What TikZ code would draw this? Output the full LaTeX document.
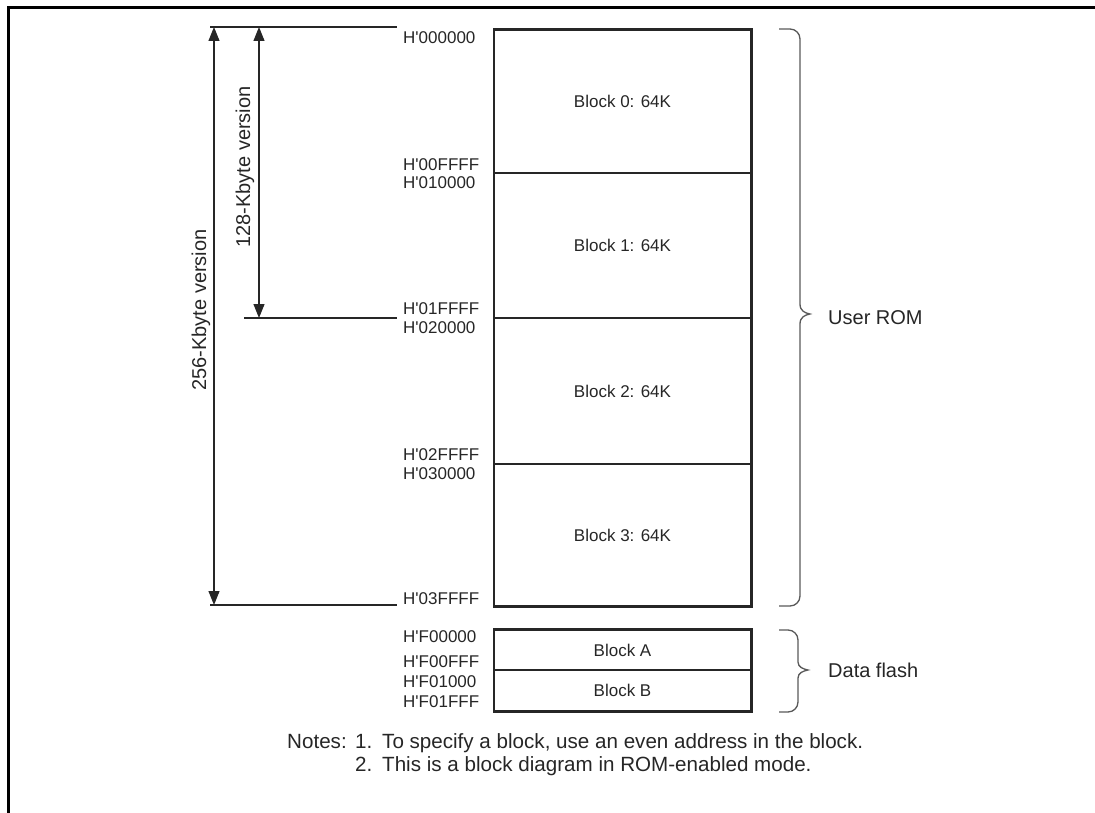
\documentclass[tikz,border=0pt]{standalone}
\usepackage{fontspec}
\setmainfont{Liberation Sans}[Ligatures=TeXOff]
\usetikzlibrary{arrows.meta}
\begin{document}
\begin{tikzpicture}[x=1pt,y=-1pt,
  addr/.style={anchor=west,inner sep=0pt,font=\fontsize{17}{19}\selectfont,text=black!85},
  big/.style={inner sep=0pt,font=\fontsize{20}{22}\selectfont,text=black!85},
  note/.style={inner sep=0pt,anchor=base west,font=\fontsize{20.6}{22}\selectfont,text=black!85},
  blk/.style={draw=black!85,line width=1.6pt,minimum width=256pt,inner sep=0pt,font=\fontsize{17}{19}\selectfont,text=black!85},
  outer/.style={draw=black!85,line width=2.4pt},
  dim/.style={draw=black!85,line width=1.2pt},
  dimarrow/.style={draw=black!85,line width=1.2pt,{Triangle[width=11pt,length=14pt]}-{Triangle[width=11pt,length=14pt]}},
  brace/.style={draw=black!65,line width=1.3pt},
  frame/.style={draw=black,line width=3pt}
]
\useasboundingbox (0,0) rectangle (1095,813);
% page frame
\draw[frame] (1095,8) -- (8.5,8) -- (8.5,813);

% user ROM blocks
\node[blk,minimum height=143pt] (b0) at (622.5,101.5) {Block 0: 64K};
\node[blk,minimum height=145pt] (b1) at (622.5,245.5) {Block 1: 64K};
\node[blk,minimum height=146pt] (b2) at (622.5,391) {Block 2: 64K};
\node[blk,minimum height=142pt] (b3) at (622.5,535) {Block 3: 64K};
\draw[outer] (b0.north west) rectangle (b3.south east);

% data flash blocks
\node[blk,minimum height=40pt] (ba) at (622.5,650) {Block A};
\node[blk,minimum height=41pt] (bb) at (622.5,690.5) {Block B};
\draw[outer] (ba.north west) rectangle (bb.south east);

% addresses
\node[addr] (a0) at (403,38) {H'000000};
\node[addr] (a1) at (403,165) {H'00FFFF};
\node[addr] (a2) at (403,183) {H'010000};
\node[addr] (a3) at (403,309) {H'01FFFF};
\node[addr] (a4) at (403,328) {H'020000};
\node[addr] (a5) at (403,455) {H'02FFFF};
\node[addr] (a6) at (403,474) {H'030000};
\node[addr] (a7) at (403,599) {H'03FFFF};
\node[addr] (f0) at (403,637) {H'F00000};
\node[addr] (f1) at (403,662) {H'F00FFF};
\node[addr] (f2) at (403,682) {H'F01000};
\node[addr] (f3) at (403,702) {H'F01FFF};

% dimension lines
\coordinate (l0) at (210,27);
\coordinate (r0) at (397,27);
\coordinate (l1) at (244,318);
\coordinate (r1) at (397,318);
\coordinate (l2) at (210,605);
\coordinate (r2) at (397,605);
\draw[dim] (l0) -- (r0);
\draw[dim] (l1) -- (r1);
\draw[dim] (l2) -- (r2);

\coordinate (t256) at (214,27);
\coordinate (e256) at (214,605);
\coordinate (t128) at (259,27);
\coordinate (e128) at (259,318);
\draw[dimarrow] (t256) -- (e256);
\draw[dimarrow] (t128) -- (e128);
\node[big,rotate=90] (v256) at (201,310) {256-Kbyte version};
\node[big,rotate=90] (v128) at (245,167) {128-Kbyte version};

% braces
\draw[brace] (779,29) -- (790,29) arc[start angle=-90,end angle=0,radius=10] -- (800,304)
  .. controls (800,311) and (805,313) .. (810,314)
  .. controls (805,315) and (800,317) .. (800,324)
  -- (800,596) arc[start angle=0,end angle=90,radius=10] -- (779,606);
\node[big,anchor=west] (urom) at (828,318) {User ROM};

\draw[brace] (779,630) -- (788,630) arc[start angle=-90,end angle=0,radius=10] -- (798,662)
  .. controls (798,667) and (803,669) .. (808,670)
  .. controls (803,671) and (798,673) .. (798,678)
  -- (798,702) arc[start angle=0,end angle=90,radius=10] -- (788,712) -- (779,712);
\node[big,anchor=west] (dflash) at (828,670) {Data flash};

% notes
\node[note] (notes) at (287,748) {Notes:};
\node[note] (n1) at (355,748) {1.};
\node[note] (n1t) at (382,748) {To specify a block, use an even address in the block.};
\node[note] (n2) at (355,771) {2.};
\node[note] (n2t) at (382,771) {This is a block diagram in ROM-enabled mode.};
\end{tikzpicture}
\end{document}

• **Your goal**
All of the material above should be reproduced exactly, except the pictures.

• **Task result**
What TikZ code would draw this? Output the full LaTeX document.
\documentclass[tikz,border=0pt]{standalone}
\usepackage{fontspec}
\setmainfont{Liberation Sans}[Ligatures=TeXOff]
\usetikzlibrary{arrows.meta}
\begin{document}
\begin{tikzpicture}[x=1pt,y=-1pt,
  addr/.style={anchor=west,inner sep=0pt,font=\fontsize{17}{19}\selectfont,text=black!85},
  big/.style={inner sep=0pt,font=\fontsize{20}{22}\selectfont,text=black!85},
  note/.style={inner sep=0pt,anchor=base west,font=\fontsize{20.6}{22}\selectfont,text=black!85},
  blk/.style={draw=black!85,line width=1.6pt,minimum width=256pt,inner sep=0pt,font=\fontsize{17}{19}\selectfont,text=black!85},
  outer/.style={draw=black!85,line width=2.4pt},
  dim/.style={draw=black!85,line width=1.2pt},
  dimarrow/.style={draw=black!85,line width=1.2pt,{Triangle[width=11pt,length=14pt]}-{Triangle[width=11pt,length=14pt]}},
  brace/.style={draw=black!65,line width=1.3pt},
  frame/.style={draw=black,line width=3pt}
]
\useasboundingbox (0,0) rectangle (1095,813);
% page frame
\draw[frame] (1095,8) -- (8.5,8) -- (8.5,813);

% user ROM blocks
\node[blk,minimum height=143pt] (b0) at (622.5,101.5) {Block 0: 64K};
\node[blk,minimum height=145pt] (b1) at (622.5,245.5) {Block 1: 64K};
\node[blk,minimum height=146pt] (b2) at (622.5,391) {Block 2: 64K};
\node[blk,minimum height=142pt] (b3) at (622.5,535) {Block 3: 64K};
\draw[outer] (b0.north west) rectangle (b3.south east);

% data flash blocks
\node[blk,minimum height=40pt] (ba) at (622.5,650) {Block A};
\node[blk,minimum height=41pt] (bb) at (622.5,690.5) {Block B};
\draw[outer] (ba.north west) rectangle (bb.south east);

% addresses
\node[addr] (a0) at (403,38) {H'000000};
\node[addr] (a1) at (403,165) {H'00FFFF};
\node[addr] (a2) at (403,183) {H'010000};
\node[addr] (a3) at (403,309) {H'01FFFF};
\node[addr] (a4) at (403,328) {H'020000};
\node[addr] (a5) at (403,455) {H'02FFFF};
\node[addr] (a6) at (403,474) {H'030000};
\node[addr] (a7) at (403,599) {H'03FFFF};
\node[addr] (f0) at (403,637) {H'F00000};
\node[addr] (f1) at (403,662) {H'F00FFF};
\node[addr] (f2) at (403,682) {H'F01000};
\node[addr] (f3) at (403,702) {H'F01FFF};

% dimension lines
\coordinate (l0) at (210,27);
\coordinate (r0) at (397,27);
\coordinate (l1) at (244,318);
\coordinate (r1) at (397,318);
\coordinate (l2) at (210,605);
\coordinate (r2) at (397,605);
\draw[dim] (l0) -- (r0);
\draw[dim] (l1) -- (r1);
\draw[dim] (l2) -- (r2);

\coordinate (t256) at (214,27);
\coordinate (e256) at (214,605);
\coordinate (t128) at (259,27);
\coordinate (e128) at (259,318);
\draw[dimarrow] (t256) -- (e256);
\draw[dimarrow] (t128) -- (e128);
\node[big,rotate=90] (v256) at (201,310) {256-Kbyte version};
\node[big,rotate=90] (v128) at (245,167) {128-Kbyte version};

% braces
\draw[brace] (779,29) -- (790,29) arc[start angle=-90,end angle=0,radius=10] -- (800,304)
  .. controls (800,311) and (805,313) .. (810,314)
  .. controls (805,315) and (800,317) .. (800,324)
  -- (800,596) arc[start angle=0,end angle=90,radius=10] -- (779,606);
\node[big,anchor=west] (urom) at (828,318) {User ROM};

\draw[brace] (779,630) -- (788,630) arc[start angle=-90,end angle=0,radius=10] -- (798,662)
  .. controls (798,667) and (803,669) .. (808,670)
  .. controls (803,671) and (798,673) .. (798,678)
  -- (798,702) arc[start angle=0,end angle=90,radius=10] -- (788,712) -- (779,712);
\node[big,anchor=west] (dflash) at (828,670) {Data flash};

% notes
\node[note] (notes) at (287,748) {Notes:};
\node[note] (n1) at (355,748) {1.};
\node[note] (n1t) at (382,748) {To specify a block, use an even address in the block.};
\node[note] (n2) at (355,771) {2.};
\node[note] (n2t) at (382,771) {This is a block diagram in ROM-enabled mode.};
\end{tikzpicture}
\end{document}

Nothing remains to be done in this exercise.